Norman and Regi go to a show and have dinner together. By coincidence it is owned by the kidnappers. When police arrive the kidnappers pin the blame on Norman. Regi gets a bump on the head and remembers nothing. Norman gets sentenced to 25 years in prison. But, as the one serving the longest sentence he becomes the boss of the group of prisoners. Cleaning prison windows on a long ladder he accidentally escapes.

Heading back to Banderville Hall a series of mishaps ends with him looking like a paratrooper and enters the estate with an army group searching for the escapee. Norman tracks down Jeannie at an ongoing fancy dress party and dresses himself as a harem girl. After a dance with the Major he tries to get Regi to remember him.

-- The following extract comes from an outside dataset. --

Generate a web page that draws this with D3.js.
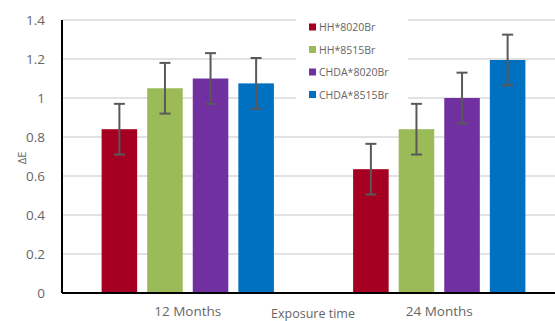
<!DOCTYPE html>
<html><head><meta charset="utf-8">
<script src="https://cdn.jsdelivr.net/npm/d3@7"></script>
<style>body{margin:0;background:#fff;overflow:hidden}svg{display:block}</style>
</head><body>
<svg id="c" width="555" height="321"></svg>
<script>
const categories = ["12 Months", "24 Months"];
const seriesNames = ["HH*8020Br", "HH*8515Br", "CHDA*8020Br", "CHDA*8515Br"];
const colors = ["#A50021", "#9BBB59", "#7030A0", "#0070C0"];
const hh8020 = [0.84, 0.635];
const hh8515 = [1.05, 0.84];
const chda8020 = [1.10, 1.00];
const chda8515 = [1.075, 1.195];
const errors = [0.13, 0.13];
const yTicks = [0, 0.2, 0.4, 0.6, 0.8, 1, 1.2, 1.4];
const seriesValues = [hh8020, hh8515, chda8020, chda8515];

const svg = d3.select("#c");
const m = {l: 62, r: -10, t: 20, b: 28};
const W = 555, H = 321;
const x0 = d3.scaleBand().domain(categories).range([m.l, W - m.r]).paddingInner(0.315).paddingOuter(0.1575);
const x1 = d3.scaleBand().domain(seriesNames).range([0, x0.bandwidth()]).paddingInner(0.22);
const y = d3.scaleLinear().domain([0, 1.4]).range([H - m.b, m.t]);

// gridlines
svg.append("g").selectAll("line").data(yTicks.filter(d => d > 0)).join("line")
  .attr("x1", m.l).attr("x2", W).attr("y1", d => y(d)).attr("y2", d => y(d))
  .attr("stroke", "#d9d9d9").attr("stroke-width", 1.5);

// y tick labels
const yAxis = d3.axisLeft(y).tickValues(yTicks).tickSize(0).tickPadding(17).tickFormat(d => d3.format("")(d));
const ya = svg.append("g").attr("transform", `translate(${m.l},0)`).call(yAxis);
ya.select(".domain").remove();
ya.selectAll("text").attr("font-family", "Open Sans, sans-serif").attr("font-size", 13.5).attr("fill", "#666");

// bars
const data = [];
categories.forEach((c, i) => seriesNames.forEach((s, j) => data.push({c, s, j, v: seriesValues[j][i], e: errors[i]})));
svg.append("g").selectAll("rect").data(data).join("rect")
  .attr("x", d => x0(d.c) + x1(d.s)).attr("width", x1.bandwidth())
  .attr("y", d => y(d.v)).attr("height", d => y(0) - y(d.v))
  .attr("fill", d => colors[d.j]);

// error bars
const eg = svg.append("g").attr("stroke", "#595959").attr("stroke-width", 2);
data.forEach(d => {
  const cx = x0(d.c) + x1(d.s) + x1.bandwidth() / 2;
  eg.append("line").attr("x1", cx).attr("x2", cx).attr("y1", y(d.v + d.e)).attr("y2", y(d.v - d.e));
  [d.v + d.e, d.v - d.e].forEach(v => eg.append("line").attr("x1", cx - 5.5).attr("x2", cx + 5.5).attr("y1", y(v)).attr("y2", y(v)));
});

// axes lines
svg.append("line").attr("x1", m.l).attr("x2", W).attr("y1", y(0)).attr("y2", y(0)).attr("stroke", "#000").attr("stroke-width", 2);
svg.append("line").attr("x1", m.l).attr("x2", m.l).attr("y1", y(1.4)).attr("y2", y(0)).attr("stroke", "#000").attr("stroke-width", 2);

// category labels
const xAxis = d3.axisBottom(x0).tickSize(0).tickPadding(13);
const xa = svg.append("g").attr("transform", `translate(0,${y(0)})`).call(xAxis);
xa.select(".domain").remove();
xa.selectAll("text").attr("font-family", "Open Sans, sans-serif").attr("font-size", 13.5).attr("fill", "#666");

// axis titles
svg.append("text").attr("x", 313).attr("y", 317.5).attr("text-anchor", "middle")
  .attr("font-family", "Open Sans, sans-serif").attr("font-size", 12.5).attr("fill", "#666").text("Exposure time");
svg.append("text").attr("transform", "translate(26,158) rotate(-90)").attr("text-anchor", "middle")
  .attr("font-family", "Open Sans, sans-serif").attr("font-size", 11).attr("fill", "#666").text("ΔE");

// legend
const lg = svg.append("g");
lg.append("rect").attr("x", 296).attr("y", 14).attr("width", 112).attr("height", 92).attr("fill", "#fff");
seriesNames.forEach((s, j) => {
  const yy = 27 + j * 22.5;
  lg.append("rect").attr("x", 309).attr("y", yy - 3.5).attr("width", 7).attr("height", 7).attr("fill", colors[j]);
  lg.append("text").attr("x", 319).attr("y", yy + 4).attr("font-family", "Open Sans, sans-serif")
    .attr("font-size", 10.5).attr("fill", "#666").text(s);
});
</script>
</body></html>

Jeannie and Norman fight off guests and army from the gallery. The army starts to use tear gas but Norman bats it back into the party-goers. In the commotion Regi bumps his head and remembers everything.

Norman and Jeannie get married with the Sergeant and his men as wedding guests in morning dress.

==Production==
Female lead Maureen Swanson was under contract to Rank at the time.

==Reception==

=== Box office ===
According to Kinematograph Weekly the film was "in the money" at the British box office in 1957.

=== Critical ===
The Monthly Film Bulletin wrote: "The absurd, neatly-constructed story is a satisfactory comic vehicle, and the comic incident is well integrated to it. Though there are no really outstanding comic scenes, at least there are none of the distressingly unfunny ones which marred Man of the Moment (1955). The comedian still seems unfortunately obsessed by incidents whose fun lies in acute social embarrassment."

Picturegoer wrote: "Watch out below there – Wisdom's back at work. If there's still any doubt that this gump-suited comic isn't top of the ladder of Britain's funny men, this slapstick caper should prove the point once and for all. He must be good to get laughs from a comedy that's as hackneyed, uninventive and homely as this."

Filmink argued the movie is "more cohesive" than other comedies Carstairs directed that year with Ian Carmichael (The Big Money) and Frankie Howerd (Jumping for Joy) "but then Wisdom is a far warmer, empathetic presence on screen than Howerd or Carmichael."

Picture Show wrote: "Norman Wisdom is well on form – hilariously funny at one moment and wistfully sad the next. Excellent support from the rest of the cast."

The Radio Times wrote, "for his fourth starring vehicle, Norman Wisdom teamed up once more with director John Paddy Carstairs. However, this tacky comedy gave notice that the winning formula was already beginning to wear thin ... The worst aspect of this maudlin mishmash is the fact that Wisdom gets to warble so often. No wonder he ends up in prison".

In British Sound Films: The Studio Years 1928–1959 David Quinlan rated the film as "good", writing: "Comedy is uninventive, but Wisdom makes it funny in parts."

TV Guide called the film a "routine British comedy".